How to choose the right data catalog

Choose a catalog by matching it to your data landscape—single-cloud versus multi-cloud—governance maturity, user experience needs, automation depth, and total cost including implementation. Prioritize catalogs that embed context in your existing tools. Adoption depends on surfacing metadata where people work rather than requiring separate logins.

Selecting a data catalog requires evaluating multiple factors aligned to your organization’s specific needs and maturity.

1. Match the catalog to your data landscape

Single-cloud stacks may suit platform catalogs, while multi-cloud or hybrid environments usually require enterprise-level connectivity and scale. Consider whether your data lives primarily in one cloud provider or spans multiple platforms.

2. Align with governance maturity

New programs need simplicity and quick value. Mature teams need automated classification, policy enforcement, and audit-ready lineage. Choose a catalog that fits today and grows with you as governance matures.

3. Prioritize user experience and adoption

A catalog only works if people use it. Ensure interfaces fit analysts, engineers, and business users. Confirm it integrates with daily tools like Slack, BI platforms, and SQL editors. Platforms that bring context into the tools teams already use tend to see substantially higher adoption than separate catalog applications.

4. Evaluate automation and AI depth

Manual upkeep fails at scale. Prioritize automated discovery, classification, enrichment, and recommendations. Continuous active metadata updates deliver the most value as data landscapes grow.

5. Consider total cost and implementation

Account for licensing, data volume, connectors, deployment, training, and support. Validate vendor timelines with similar organizations to set realistic expectations. Implementation can range from weeks for simple deployments to months for complex environments.

Organizations succeed when they start with clear pain points—discovery problems, governance gaps, or AI readiness—rather than treating catalogs as infrastructure projects.

Check your data catalog maturity instantly

Take Assessment →

When a data catalog isn’t the right solution

Not every organization needs a catalog. Teams with fewer than 50 assets, no governance mandate, or single-platform environments may not justify the investment. Data quality tools, ETL platforms, or simple documentation may better solve your specific problem. Start with clear pain points before investing.

Not every organization needs a data catalog. The decision depends on your data landscape size, governance maturity, and the specific problems you need to solve.

Data catalogs deliver value when you manage dozens of assets across multiple platforms, when teams struggle to find trusted data, or when compliance demands visibility.
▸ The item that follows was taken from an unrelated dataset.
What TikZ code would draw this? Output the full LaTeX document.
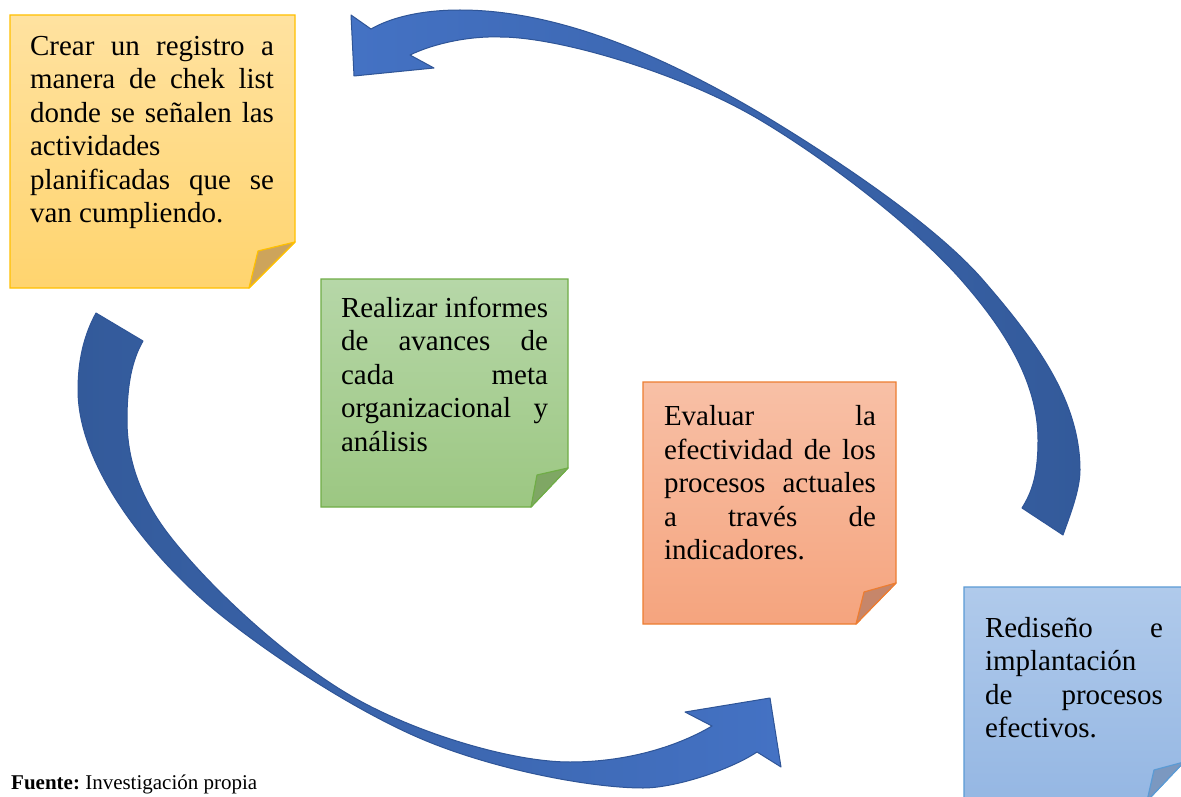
\documentclass[tikz,border=0pt]{standalone}
\usepackage{fontspec}
\setmainfont{Liberation Serif}
\definecolor{yTop}{HTML}{FFE2A0}
\definecolor{yBot}{HTML}{FFD46E}
\definecolor{yBrd}{HTML}{FFC000}
\definecolor{yFold}{HTML}{CDA45B}
\definecolor{gTop}{HTML}{B6D7A8}
\definecolor{gBot}{HTML}{9CC782}
\definecolor{gBrd}{HTML}{70AD47}
\definecolor{gFold}{HTML}{7FA764}
\definecolor{oTop}{HTML}{F8C0A6}
\definecolor{oBot}{HTML}{F5A47E}
\definecolor{oBrd}{HTML}{ED7D31}
\definecolor{oFold}{HTML}{C6866A}
\definecolor{bTop}{HTML}{B0CAEB}
\definecolor{bBot}{HTML}{95B7E3}
\definecolor{bBrd}{HTML}{5B9BD5}
\definecolor{bFold}{HTML}{7B98C0}
\definecolor{arLight}{HTML}{4472C4}
\definecolor{arDark}{HTML}{335A9A}
\definecolor{arBrd}{HTML}{2F5597}
\newcommand{\jline}[2]{\makebox[#1][s]{#2}}
\begin{document}
\begin{tikzpicture}[x=1pt,y=-1pt,
  txt/.style={anchor=north west, inner sep=0pt, outer sep=0pt, align=left,
    font=\fontsize{29}{33.5}\selectfont},
  note/.style={line width=1.2pt},
  fold/.style={line width=1.2pt, line join=round},
  arrowshape/.style={draw=arBrd, line width=1pt, line join=round}]
\useasboundingbox (0,0) rectangle (1181,797);
\clip (0,0) rectangle (1181,797);
\fill[white] (0,0) rectangle (1181,797);

% top arrow (returns to the yellow note)
\path[arrowshape, left color=arLight, middle color=arDark, right color=arDark]
  (1022,508) -- (1063,535)
  .. controls (1070,515) and (1080,490) .. (1080,470)
  .. controls (1080,400) and (1035,340) .. (983,280)
  .. controls (931,220) and (820,149) .. (760,113)
  .. controls (665,57) and (560,10) .. (460,10)
  .. controls (420,10) and (390,18) .. (371,29)
  -- (351,15) -- (354,76) -- (434,68) -- (410,55)
  .. controls (435,43) and (470,36) .. (500,37)
  .. controls (560,37) and (683,74) .. (760,120)
  .. controls (829,161) and (917,229) .. (963,282)
  .. controls (1002,327) and (1038,380) .. (1038,440)
  .. controls (1038,475) and (1032,492) .. (1022,508)
  -- cycle;

% bottom arrow (towards the blue note)
\path[arrowshape, left color=arDark, middle color=arDark, right color=arLight]
  (143,341) -- (96,313)
  .. controls (84,335) and (78,360) .. (78,390)
  .. controls (78,470) and (155,561) .. (217,612)
  .. controls (271,656) and (353,709) .. (417,737)
  .. controls (490,769) and (590,788) .. (643,788)
  .. controls (675,788) and (730,770) .. (757,752)
  -- (781,767) -- (770,698) -- (685,712) -- (712,726)
  .. controls (680,745) and (630,762) .. (570,762)
  .. controls (510,762) and (414,732) .. (353,697)
  .. controls (292,662) and (217,595) .. (173,540)
  .. controls (148,509) and (127,470) .. (127,420)
  .. controls (127,385) and (132,360) .. (143,341)
  -- cycle;

% yellow note
\path[note, draw=yBrd, top color=yTop, bottom color=yBot]
  (10,15) -- (295,15) -- (295,242) -- (249,288) -- (10,288) -- cycle;
\path[fold, draw=yBrd, fill=yFold] (295,242) -- (258,251) -- (249,288) -- cycle;
\node[txt] (t1) at (30,31.55) {\strut\jline{244pt}{Crear un registro a}\\
  \jline{244pt}{manera de chek list}\\
  \jline{244pt}{donde se señalen las}\\
  actividades\\
  \jline{244pt}{planificadas que se}\\
  van cumpliendo.};

% green note
\path[note, draw=gBrd, top color=gTop, bottom color=gBot]
  (321,279) -- (568,279) -- (568,468) -- (531,507) -- (321,507) -- cycle;
\path[fold, draw=gBrd, fill=gFold] (568,468) -- (537,475) -- (531,507) -- cycle;
\node[txt] (t2) at (341,293.55) {\strut\jline{207pt}{Realizar informes}\\
  \jline{207pt}{de avances de}\\
  \jline{207pt}{cada meta}\\
  \jline{207pt}{organizacional y}\\
  análisis};

% orange note
\path[note, draw=oBrd, top color=oTop, bottom color=oBot]
  (643,382) -- (896,382) -- (896,583) -- (856,624) -- (643,624) -- cycle;
\path[fold, draw=oBrd, fill=oFold] (896,583) -- (864,592) -- (856,624) -- cycle;
\node[txt] (t3) at (664,402.05) {\strut\jline{212pt}{Evaluar la}\\
  \jline{212pt}{efectividad de los}\\
  \jline{212pt}{procesos actuales}\\
  \jline{212pt}{a través de}\\
  indicadores.};

% blue note
\path[note, draw=bBrd, top color=bTop, bottom color=bBot]
  (964,587) -- (1184,587) -- (1184,762) -- (1147,801) -- (964,801) -- cycle;
\path[fold, draw=bBrd, fill=bFold] (1184,762) -- (1154,770) -- (1147,801) -- cycle;
\node[txt] (t4) at (985,613.55) {\strut\jline{178pt}{Rediseño e}\\
  implantación\\
  \jline{178pt}{de procesos}\\
  efectivos.};

% source line
\node[anchor=base west, inner sep=0pt, font=\fontsize{21}{25}\selectfont] (src) at (11,789)
  {\textbf{Fuente:}\ Investigación propia};
\end{tikzpicture}
\end{document}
Simpler alternatives work better in other scenarios.

Scenario	Why Catalog May Not Fit	Better Alternative
Small team with fewer than 50 data assets	Overhead exceeds value; tribal knowledge still works	Shared documentation, wiki, or spreadsheet inventory
No governance mandate or executive sponsorship	Catalogs need organizational commitment to maintain	Build the governance case first; catalog comes after
Primary need is data quality or observability only	Catalog solves discovery; quality tools solve data health	Purpose-built data quality or observability platform
Looking for an ETL or data integration solution	Catalogs document data; they don't move or transform it	Data integration or orchestration tool
Single-platform environment (all in Snowflake/Databricks)	Native catalog features may suffice for basic needs	Evaluate native capabilities first; catalog for multi-platform growth

When lightweight alternatives work:

Teams with straightforward environments and strong informal coordination can start with simpler tools. Single-platform shops where native features handle basic needs may not need enterprise catalogs immediately. Organizations focused exclusively on data quality issues should prioritize quality tools first.
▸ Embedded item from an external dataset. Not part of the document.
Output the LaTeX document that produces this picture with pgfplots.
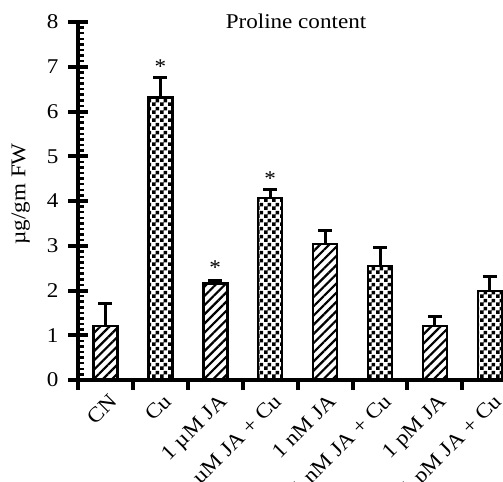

When catalogs become essential:

Teams ask “where is our customer data?” or “which dashboard should I trust?” frequently. Multi-cloud or hybrid environments create discovery challenges that simple documentation can’t solve. Regulatory requirements demand lineage and access tracking that spreadsheets can’t provide. Distributed teams need shared understanding of data assets that informal coordination can’t maintain.
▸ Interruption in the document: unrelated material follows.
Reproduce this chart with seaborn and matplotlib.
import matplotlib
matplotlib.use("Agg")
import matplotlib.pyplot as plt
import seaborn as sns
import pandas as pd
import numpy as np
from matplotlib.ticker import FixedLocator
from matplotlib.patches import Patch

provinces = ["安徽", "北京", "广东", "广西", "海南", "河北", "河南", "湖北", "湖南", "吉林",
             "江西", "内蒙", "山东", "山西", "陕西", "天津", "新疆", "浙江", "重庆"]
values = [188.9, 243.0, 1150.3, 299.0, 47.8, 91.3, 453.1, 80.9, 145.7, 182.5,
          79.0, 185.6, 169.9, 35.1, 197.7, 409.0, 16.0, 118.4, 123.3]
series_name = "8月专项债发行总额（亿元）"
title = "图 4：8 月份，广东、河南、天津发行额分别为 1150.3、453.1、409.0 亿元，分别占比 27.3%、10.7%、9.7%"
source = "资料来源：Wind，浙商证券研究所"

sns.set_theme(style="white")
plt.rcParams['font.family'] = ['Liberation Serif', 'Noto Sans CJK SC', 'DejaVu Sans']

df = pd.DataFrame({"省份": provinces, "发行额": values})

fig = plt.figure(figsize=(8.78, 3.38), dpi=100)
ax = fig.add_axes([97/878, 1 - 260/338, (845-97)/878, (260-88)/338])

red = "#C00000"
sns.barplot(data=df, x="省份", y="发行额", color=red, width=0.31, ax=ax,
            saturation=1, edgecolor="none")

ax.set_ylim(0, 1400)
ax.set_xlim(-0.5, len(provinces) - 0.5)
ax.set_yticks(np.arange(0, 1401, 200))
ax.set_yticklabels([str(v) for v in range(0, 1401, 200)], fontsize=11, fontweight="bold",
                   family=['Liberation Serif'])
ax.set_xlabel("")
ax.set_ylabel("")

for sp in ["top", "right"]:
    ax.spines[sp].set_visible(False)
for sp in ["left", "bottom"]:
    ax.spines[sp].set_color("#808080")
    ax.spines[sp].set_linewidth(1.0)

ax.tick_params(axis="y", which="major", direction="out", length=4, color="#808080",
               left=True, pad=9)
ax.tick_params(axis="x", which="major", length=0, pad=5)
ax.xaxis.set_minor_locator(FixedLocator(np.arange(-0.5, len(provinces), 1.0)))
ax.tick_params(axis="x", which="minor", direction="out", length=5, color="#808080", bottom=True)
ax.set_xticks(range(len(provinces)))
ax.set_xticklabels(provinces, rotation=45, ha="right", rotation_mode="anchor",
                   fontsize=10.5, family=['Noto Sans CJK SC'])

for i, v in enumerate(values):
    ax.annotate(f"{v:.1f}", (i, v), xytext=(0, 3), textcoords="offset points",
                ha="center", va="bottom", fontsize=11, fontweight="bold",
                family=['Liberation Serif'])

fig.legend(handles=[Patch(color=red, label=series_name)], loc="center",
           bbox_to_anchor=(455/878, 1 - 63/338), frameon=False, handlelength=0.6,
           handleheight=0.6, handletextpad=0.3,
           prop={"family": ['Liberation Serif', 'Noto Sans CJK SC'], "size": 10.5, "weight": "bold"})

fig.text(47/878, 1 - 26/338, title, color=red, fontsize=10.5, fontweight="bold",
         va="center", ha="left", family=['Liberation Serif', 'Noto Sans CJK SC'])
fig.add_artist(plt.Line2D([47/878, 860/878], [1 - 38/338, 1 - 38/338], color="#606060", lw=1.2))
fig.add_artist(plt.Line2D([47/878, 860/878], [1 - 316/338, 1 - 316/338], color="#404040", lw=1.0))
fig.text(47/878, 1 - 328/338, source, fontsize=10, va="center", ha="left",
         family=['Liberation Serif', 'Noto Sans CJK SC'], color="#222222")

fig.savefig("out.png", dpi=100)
Start with your pain points. Discovery, trust, or governance challenges signal catalog readiness. Simpler needs call for foundational practices first.

How do you implement a data catalog successfully?

Successful implementations start with high-value use cases, establish ownership early, automate progressively, and measure adoption continuously. Common failures stem from manual approaches that don’t scale, lack of executive sponsorship, and trying to catalog everything at once. Focus on quick wins first.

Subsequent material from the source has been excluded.